Entrevista conduzida por Luís Bernardo Fernandes, 4º ano





Clinical teaching abroad in pandemic times
- Split, Croatia

In order to assess what measures have been taken by medical schools in different countries to deal with the pandemic, we interviewed Ivan Covic, a 4th year medical student at the University of Split, Croatia.
 
First of all, thank you for your willingness to speak with us. How did your university adapt when the coronavirus pandemic emerged?
My university did not take any significant actions until the state declared lockdown. Following that decision, they implemented a quick program of education that transferred "live" teaching into the online sphere. The start was, to borrow a word, bumpy. It was difficult for the professors, many of whom are in their late fifties (some older), to successfully shift to online teaching. In the first months of the pandemic (March 2020 - May 2020), the online lectures varied drastically in their quality. None of the students had any "on hands" live practical classes and that would have been a big problem, especially for med students, if the lockdown held longer.
After the lockdown ended, the University had more "free space" to organize classes. The next measures and rules mentioned here were brought by the Medical School in Split.
The faculty stance was to follow the global epidemiological guidelines and to preserve the live teaching process for as long as possible. We shifted to smaller groups for our practical teaching in hospitals. It was also implemented that we measure our body temperature every day to see if we are fit to enter the hospital. Masks were/are mandatory on campus and in closed spaces.  The classical lecture where all the students from one year would be present, were changed to lectures with 1/3 of the student year and so forth.
 
What are the challenges and opportunities for medical students during covid-19?

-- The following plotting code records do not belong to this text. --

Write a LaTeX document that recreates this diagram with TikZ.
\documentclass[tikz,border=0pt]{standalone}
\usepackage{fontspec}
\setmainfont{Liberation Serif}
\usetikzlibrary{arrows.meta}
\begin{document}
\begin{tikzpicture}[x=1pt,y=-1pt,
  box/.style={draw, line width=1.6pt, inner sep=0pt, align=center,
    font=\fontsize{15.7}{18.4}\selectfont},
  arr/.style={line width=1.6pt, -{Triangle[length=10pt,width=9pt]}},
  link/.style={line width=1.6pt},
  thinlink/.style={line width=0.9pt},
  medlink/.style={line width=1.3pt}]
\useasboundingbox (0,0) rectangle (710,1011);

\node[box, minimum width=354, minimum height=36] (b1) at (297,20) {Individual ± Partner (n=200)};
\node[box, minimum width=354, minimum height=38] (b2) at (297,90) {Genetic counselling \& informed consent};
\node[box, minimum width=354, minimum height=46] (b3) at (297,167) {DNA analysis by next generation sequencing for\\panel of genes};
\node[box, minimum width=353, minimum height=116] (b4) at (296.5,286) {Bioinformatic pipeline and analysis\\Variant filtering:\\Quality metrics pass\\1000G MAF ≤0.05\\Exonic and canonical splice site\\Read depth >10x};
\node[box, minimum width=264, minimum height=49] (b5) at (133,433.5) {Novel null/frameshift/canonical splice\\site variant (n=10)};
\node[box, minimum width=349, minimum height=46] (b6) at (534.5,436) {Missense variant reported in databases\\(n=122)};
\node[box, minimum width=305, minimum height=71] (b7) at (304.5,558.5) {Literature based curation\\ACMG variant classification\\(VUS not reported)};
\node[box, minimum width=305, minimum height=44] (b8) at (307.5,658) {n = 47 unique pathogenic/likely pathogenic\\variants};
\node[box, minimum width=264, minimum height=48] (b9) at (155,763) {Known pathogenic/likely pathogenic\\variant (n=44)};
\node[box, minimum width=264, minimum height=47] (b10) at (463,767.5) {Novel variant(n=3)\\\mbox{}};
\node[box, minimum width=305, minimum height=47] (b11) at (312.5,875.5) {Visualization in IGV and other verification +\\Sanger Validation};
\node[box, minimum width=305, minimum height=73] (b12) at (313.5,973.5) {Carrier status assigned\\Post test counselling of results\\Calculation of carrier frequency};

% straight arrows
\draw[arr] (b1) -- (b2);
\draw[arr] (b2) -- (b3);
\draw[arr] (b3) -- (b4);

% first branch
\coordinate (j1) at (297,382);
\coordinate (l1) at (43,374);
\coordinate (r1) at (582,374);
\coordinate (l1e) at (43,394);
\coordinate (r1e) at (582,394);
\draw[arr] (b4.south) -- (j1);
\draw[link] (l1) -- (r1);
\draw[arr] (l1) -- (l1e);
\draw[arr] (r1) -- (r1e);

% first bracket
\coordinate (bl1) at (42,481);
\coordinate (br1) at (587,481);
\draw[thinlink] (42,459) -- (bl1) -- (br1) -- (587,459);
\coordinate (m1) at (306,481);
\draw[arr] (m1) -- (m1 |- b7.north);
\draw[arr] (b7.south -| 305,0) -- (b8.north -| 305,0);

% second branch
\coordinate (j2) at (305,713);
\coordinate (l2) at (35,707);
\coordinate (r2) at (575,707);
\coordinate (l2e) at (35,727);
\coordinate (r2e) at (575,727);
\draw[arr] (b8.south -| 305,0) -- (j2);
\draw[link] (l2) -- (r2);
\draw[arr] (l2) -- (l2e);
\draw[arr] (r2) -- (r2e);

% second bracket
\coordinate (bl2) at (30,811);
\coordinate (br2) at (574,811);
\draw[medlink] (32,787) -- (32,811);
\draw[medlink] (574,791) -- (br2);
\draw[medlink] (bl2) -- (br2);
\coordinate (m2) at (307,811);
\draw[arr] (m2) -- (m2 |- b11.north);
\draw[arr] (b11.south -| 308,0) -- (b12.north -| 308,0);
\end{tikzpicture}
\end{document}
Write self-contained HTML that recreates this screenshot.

The biggest challenge I would say is getting the opportunity to learn practical skills. Our student medial status is not defined on a level where we could easily continue our learning process. The biggest obstacle is that certain professors/doctors who are in charge to teach us practical skills in a hospital setting can easily use the "COVID-19 precautions" card and deny us from our practices. That imposes a big problem because we have to rely on their good will.
I would also like to mention the problem of blaming students for things that were once normal behavior. We are called selfish or not serious enough if we try to continue with our lives as normally as possible (without endangering anyone).
The biggest opportunity, in my opinion, is seeing and experiencing firsthand the battle against COVID-19. We had the opportunity to visit a COVID ICU, to see the process of decontamination and to see how it is to work in such conditions.
 
What is the impact of covid-19 on your education?
The impact is significant, our learning opportunities in a hospital setting are hit hard and we cannot practice all of the skills we would have been able to if there wasn't a pandemic.
 
Do you have practical classes at the hospital? Is your faculty paying for protective material (masks, gloves, gowns)? How is the ratio student:tutor:patient?
Luckily, we still have our practical skills in the hospital, but as I already mentioned they have their limitations. The university provided masks to students for on campus activities and the faculty provided surgical masks for in hospital work (but not nearly enough). We just received our protective visors, which are being handed out as we speak. Regarding the student:tutor:patient ratio, as I mentioned above, it has been reduced, but so has been the number of hours spent practicing.
 
Do you have autonomy to make clinical decisions?
We have limited clinical autonomy and it usually involves some basic clinical skills (anamnesis, clinical check up...)
 
Thank you, once again, on behalf of the magazine for your availability and good luck for your journey!